Emit a verbatim copy of the lines below from the line with "Emit a LaTeX" through the line with "west) -- (a4);", excluding pictures and everything outside that range.

Listing:

──────────

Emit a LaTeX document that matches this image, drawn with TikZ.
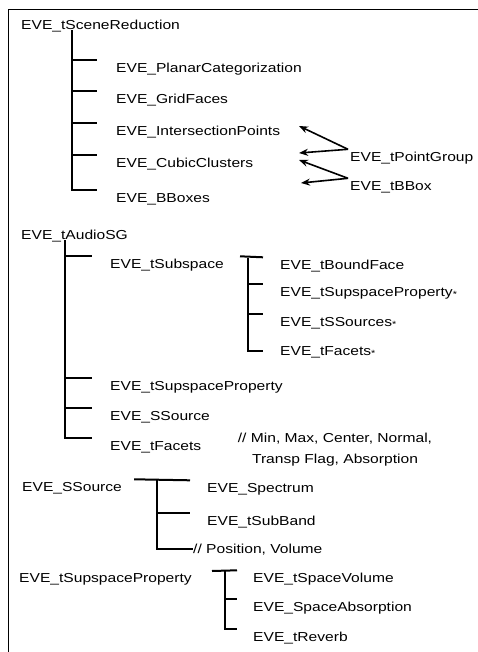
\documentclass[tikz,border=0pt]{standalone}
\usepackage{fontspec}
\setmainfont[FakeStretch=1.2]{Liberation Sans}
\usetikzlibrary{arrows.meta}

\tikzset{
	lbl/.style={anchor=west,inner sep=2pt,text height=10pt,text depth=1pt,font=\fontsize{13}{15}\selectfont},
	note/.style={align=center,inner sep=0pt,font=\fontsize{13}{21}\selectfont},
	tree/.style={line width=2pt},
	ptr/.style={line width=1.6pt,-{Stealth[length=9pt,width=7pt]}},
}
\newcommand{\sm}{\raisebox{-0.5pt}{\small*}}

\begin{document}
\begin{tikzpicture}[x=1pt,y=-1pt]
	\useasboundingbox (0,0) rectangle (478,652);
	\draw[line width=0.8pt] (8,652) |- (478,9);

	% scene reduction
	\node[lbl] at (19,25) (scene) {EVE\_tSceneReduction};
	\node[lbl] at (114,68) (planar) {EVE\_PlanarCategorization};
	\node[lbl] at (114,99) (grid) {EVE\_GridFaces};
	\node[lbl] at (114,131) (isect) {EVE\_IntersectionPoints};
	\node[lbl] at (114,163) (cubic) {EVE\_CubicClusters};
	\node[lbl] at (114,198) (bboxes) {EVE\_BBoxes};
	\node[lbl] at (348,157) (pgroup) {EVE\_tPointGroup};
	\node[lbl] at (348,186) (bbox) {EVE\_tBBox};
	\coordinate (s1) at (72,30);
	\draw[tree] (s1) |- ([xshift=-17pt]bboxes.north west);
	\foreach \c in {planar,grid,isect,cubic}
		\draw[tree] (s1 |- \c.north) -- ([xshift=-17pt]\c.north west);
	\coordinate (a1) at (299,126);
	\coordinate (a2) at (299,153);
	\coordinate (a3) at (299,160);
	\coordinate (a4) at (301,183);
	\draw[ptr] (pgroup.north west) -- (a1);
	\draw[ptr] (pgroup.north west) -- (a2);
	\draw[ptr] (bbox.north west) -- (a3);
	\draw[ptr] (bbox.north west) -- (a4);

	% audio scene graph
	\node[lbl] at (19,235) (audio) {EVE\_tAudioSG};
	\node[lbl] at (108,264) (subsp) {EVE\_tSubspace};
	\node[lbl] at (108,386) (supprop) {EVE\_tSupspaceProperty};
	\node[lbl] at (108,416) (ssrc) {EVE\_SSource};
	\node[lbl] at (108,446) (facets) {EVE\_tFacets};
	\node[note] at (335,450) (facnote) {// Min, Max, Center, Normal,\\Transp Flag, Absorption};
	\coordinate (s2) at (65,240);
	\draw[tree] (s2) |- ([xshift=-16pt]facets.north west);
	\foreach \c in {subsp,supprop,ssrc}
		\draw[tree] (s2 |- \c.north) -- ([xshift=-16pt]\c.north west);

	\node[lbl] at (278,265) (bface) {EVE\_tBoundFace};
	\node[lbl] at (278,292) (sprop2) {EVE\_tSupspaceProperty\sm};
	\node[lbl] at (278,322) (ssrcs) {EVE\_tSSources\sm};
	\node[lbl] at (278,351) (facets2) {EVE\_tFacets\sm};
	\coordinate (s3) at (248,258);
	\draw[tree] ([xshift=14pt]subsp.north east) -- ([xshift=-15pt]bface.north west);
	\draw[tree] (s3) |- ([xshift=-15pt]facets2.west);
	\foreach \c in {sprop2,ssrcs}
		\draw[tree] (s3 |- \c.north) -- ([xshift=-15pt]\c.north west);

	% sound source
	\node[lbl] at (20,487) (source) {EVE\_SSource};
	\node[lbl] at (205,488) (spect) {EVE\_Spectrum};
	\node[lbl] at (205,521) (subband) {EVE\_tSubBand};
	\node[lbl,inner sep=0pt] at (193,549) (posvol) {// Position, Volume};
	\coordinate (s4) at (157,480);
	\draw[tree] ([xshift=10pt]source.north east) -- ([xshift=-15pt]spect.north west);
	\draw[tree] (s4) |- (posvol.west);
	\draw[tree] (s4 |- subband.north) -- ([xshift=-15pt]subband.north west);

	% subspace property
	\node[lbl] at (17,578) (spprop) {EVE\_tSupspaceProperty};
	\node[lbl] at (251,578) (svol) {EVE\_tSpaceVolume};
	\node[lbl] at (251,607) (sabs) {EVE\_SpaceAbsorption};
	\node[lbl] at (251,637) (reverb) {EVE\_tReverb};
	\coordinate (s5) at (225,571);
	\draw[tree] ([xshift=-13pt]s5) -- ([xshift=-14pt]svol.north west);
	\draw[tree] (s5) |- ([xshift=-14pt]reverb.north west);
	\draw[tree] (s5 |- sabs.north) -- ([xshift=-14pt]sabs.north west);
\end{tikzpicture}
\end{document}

──────────

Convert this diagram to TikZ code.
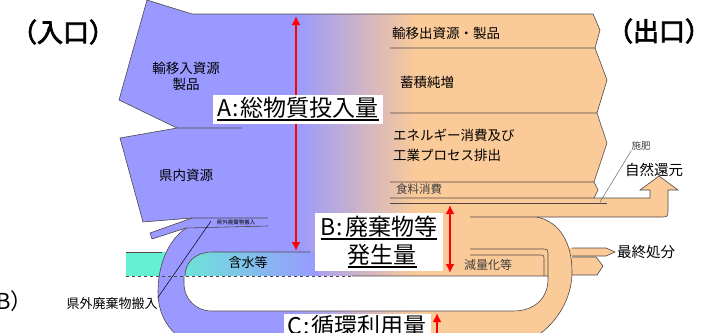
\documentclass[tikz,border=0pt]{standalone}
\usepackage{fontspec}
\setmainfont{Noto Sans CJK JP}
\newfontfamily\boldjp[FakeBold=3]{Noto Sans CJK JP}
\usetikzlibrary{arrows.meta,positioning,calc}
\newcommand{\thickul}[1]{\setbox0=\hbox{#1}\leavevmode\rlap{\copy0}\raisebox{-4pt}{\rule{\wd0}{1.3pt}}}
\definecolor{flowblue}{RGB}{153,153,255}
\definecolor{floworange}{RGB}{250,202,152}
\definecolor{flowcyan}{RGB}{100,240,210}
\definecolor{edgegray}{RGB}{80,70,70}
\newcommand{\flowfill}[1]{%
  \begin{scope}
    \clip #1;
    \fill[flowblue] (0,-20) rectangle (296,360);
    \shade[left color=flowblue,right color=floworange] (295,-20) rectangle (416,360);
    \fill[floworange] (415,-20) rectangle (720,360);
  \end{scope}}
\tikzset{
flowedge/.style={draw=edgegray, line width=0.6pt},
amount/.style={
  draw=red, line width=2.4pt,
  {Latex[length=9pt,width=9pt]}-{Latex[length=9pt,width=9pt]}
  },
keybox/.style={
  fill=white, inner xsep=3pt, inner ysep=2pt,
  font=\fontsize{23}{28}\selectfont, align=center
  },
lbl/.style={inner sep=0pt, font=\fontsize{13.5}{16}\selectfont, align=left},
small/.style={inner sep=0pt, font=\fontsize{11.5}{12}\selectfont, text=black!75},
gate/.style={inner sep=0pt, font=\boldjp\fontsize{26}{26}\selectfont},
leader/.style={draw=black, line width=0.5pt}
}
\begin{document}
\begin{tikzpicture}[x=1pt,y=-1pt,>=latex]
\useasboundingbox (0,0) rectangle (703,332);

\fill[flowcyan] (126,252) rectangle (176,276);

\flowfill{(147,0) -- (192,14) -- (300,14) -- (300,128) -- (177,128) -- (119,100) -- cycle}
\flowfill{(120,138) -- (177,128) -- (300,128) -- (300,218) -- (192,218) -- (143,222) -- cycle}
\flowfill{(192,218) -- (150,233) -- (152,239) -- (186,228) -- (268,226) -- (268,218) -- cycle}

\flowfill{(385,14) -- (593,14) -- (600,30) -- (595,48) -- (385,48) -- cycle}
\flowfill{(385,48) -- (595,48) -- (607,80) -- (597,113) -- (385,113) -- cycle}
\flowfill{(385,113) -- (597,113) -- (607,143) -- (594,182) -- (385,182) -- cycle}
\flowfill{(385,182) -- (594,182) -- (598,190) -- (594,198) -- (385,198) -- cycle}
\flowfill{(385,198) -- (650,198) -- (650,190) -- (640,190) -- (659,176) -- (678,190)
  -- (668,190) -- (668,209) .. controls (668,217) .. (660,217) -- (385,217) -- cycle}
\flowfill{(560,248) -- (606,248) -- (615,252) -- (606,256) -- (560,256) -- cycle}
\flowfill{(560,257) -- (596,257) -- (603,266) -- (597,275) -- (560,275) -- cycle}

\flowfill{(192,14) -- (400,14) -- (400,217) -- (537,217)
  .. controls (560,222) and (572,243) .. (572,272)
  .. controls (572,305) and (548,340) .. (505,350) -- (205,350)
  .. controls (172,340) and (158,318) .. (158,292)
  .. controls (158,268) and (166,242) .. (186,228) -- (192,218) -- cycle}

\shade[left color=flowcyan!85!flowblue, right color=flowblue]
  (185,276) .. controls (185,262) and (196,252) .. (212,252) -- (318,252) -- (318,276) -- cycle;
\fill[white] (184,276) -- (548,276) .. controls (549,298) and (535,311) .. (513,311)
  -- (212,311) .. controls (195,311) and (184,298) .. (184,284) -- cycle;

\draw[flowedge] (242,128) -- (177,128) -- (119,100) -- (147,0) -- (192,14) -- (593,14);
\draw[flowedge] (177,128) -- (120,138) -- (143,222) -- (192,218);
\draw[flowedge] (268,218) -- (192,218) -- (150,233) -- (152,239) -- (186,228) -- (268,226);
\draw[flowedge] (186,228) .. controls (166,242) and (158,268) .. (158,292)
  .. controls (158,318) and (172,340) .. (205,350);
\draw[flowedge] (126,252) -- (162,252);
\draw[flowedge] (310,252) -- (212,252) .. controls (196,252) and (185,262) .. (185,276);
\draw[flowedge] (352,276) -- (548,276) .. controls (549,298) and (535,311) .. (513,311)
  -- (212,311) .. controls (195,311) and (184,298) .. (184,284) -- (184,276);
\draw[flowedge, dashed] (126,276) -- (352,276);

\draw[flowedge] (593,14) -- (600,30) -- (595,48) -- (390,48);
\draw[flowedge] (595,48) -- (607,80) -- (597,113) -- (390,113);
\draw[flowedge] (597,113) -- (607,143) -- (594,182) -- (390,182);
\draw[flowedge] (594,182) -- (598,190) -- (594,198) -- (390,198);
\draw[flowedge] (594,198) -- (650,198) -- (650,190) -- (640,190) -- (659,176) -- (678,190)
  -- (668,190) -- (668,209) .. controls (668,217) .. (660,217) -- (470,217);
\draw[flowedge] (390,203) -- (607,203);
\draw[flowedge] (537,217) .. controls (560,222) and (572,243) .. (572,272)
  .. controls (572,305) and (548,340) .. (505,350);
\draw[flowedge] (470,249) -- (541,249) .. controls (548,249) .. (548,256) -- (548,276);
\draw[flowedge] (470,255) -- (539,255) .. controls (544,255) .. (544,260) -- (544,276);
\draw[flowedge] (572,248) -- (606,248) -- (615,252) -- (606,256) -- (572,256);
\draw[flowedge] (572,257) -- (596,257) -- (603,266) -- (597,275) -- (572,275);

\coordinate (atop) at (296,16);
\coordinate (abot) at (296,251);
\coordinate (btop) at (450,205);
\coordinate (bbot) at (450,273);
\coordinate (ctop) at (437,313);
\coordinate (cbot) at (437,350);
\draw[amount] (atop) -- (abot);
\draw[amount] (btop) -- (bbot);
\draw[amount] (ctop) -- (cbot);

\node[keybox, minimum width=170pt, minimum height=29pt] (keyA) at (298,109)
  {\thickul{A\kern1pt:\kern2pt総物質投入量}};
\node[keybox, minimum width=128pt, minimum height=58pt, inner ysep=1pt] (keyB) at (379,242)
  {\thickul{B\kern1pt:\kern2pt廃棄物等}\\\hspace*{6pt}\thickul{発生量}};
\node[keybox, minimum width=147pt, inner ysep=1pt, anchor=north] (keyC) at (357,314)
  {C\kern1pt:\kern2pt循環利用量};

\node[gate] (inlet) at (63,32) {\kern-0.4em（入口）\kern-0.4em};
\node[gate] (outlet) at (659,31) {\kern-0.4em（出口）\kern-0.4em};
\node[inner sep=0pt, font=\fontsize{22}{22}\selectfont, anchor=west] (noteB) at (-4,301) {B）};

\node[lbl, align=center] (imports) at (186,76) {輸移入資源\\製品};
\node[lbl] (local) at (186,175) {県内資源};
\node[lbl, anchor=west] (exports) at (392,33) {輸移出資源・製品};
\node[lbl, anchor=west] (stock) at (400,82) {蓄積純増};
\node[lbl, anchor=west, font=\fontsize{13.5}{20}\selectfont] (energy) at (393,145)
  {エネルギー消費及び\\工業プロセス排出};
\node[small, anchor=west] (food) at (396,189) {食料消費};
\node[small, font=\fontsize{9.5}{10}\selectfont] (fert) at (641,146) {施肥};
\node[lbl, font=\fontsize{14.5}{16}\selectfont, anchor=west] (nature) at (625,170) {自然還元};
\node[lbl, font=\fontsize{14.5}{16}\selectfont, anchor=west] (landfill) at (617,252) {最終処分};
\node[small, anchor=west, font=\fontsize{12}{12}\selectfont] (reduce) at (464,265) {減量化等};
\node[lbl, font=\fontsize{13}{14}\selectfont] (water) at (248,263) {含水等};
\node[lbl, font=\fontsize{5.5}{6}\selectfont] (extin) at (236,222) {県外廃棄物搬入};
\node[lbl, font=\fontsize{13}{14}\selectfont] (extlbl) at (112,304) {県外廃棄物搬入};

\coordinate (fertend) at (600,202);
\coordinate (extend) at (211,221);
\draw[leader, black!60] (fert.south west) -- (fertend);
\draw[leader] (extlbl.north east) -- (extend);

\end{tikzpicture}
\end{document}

──────────

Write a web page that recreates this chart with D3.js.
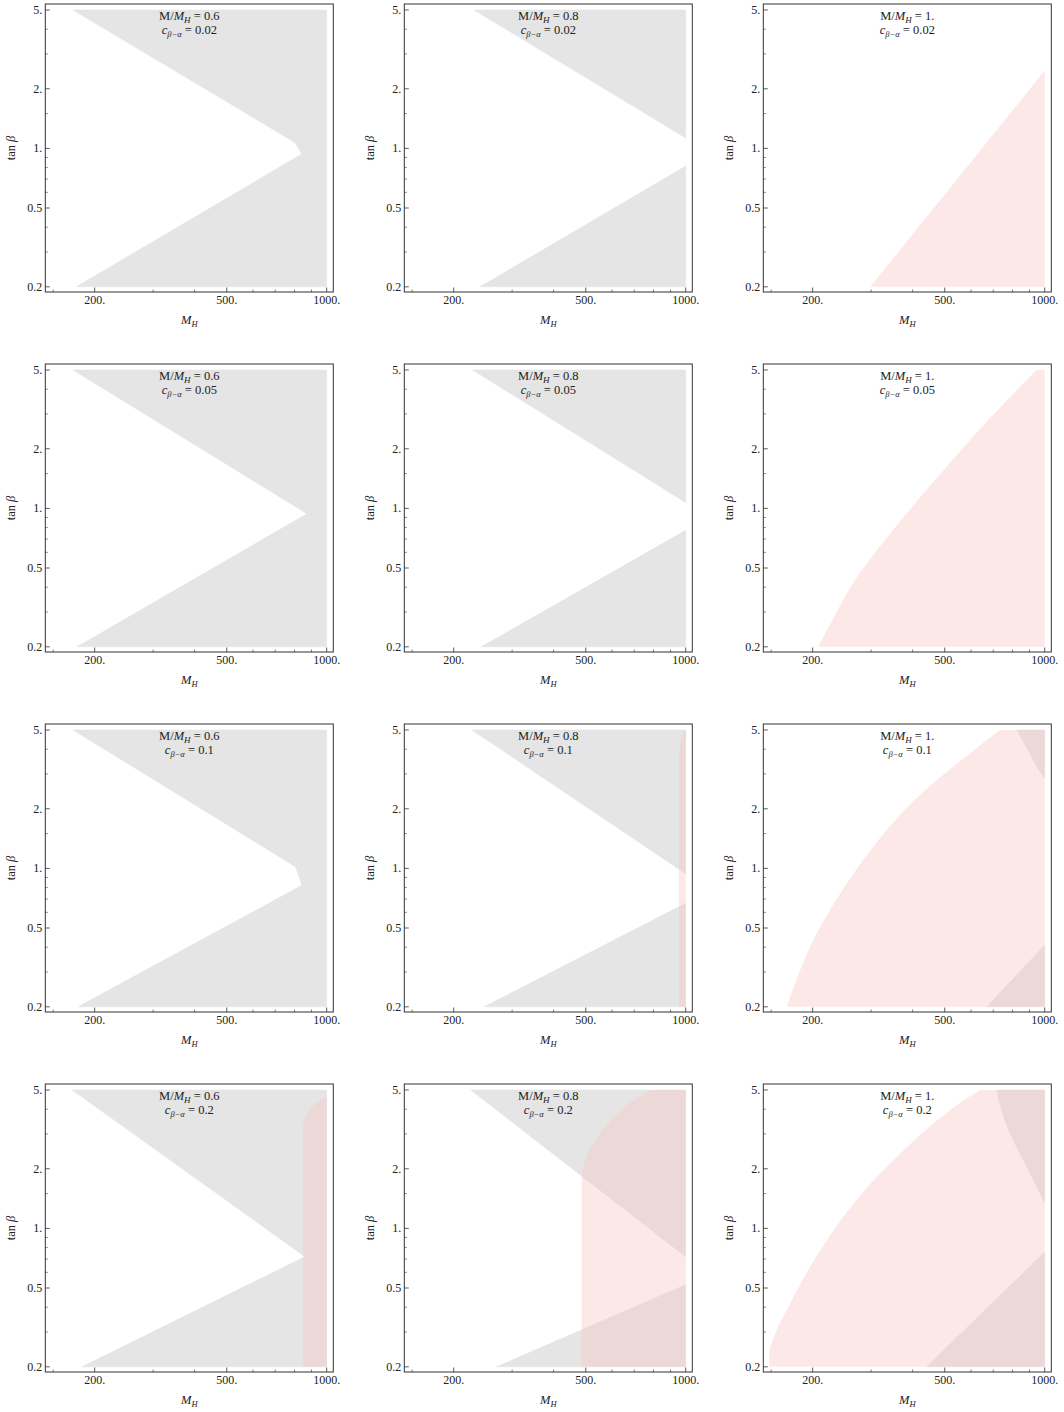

──────────

Final result:
Emit a LaTeX document that matches this image, drawn with TikZ.
\documentclass[tikz,border=0pt]{standalone}
\usepackage{fontspec}
\setmainfont[FakeStretch=1.2]{Liberation Sans}
\usetikzlibrary{arrows.meta}

\tikzset{
	lbl/.style={anchor=west,inner sep=2pt,text height=10pt,text depth=1pt,font=\fontsize{13}{15}\selectfont},
	note/.style={align=center,inner sep=0pt,font=\fontsize{13}{21}\selectfont},
	tree/.style={line width=2pt},
	ptr/.style={line width=1.6pt,-{Stealth[length=9pt,width=7pt]}},
}
\newcommand{\sm}{\raisebox{-0.5pt}{\small*}}

\begin{document}
\begin{tikzpicture}[x=1pt,y=-1pt]
	\useasboundingbox (0,0) rectangle (478,652);
	\draw[line width=0.8pt] (8,652) |- (478,9);

	% scene reduction
	\node[lbl] at (19,25) (scene) {EVE\_tSceneReduction};
	\node[lbl] at (114,68) (planar) {EVE\_PlanarCategorization};
	\node[lbl] at (114,99) (grid) {EVE\_GridFaces};
	\node[lbl] at (114,131) (isect) {EVE\_IntersectionPoints};
	\node[lbl] at (114,163) (cubic) {EVE\_CubicClusters};
	\node[lbl] at (114,198) (bboxes) {EVE\_BBoxes};
	\node[lbl] at (348,157) (pgroup) {EVE\_tPointGroup};
	\node[lbl] at (348,186) (bbox) {EVE\_tBBox};
	\coordinate (s1) at (72,30);
	\draw[tree] (s1) |- ([xshift=-17pt]bboxes.north west);
	\foreach \c in {planar,grid,isect,cubic}
		\draw[tree] (s1 |- \c.north) -- ([xshift=-17pt]\c.north west);
	\coordinate (a1) at (299,126);
	\coordinate (a2) at (299,153);
	\coordinate (a3) at (299,160);
	\coordinate (a4) at (301,183);
	\draw[ptr] (pgroup.north west) -- (a1);
	\draw[ptr] (pgroup.north west) -- (a2);
	\draw[ptr] (bbox.north west) -- (a3);
	\draw[ptr] (bbox.north west) -- (a4);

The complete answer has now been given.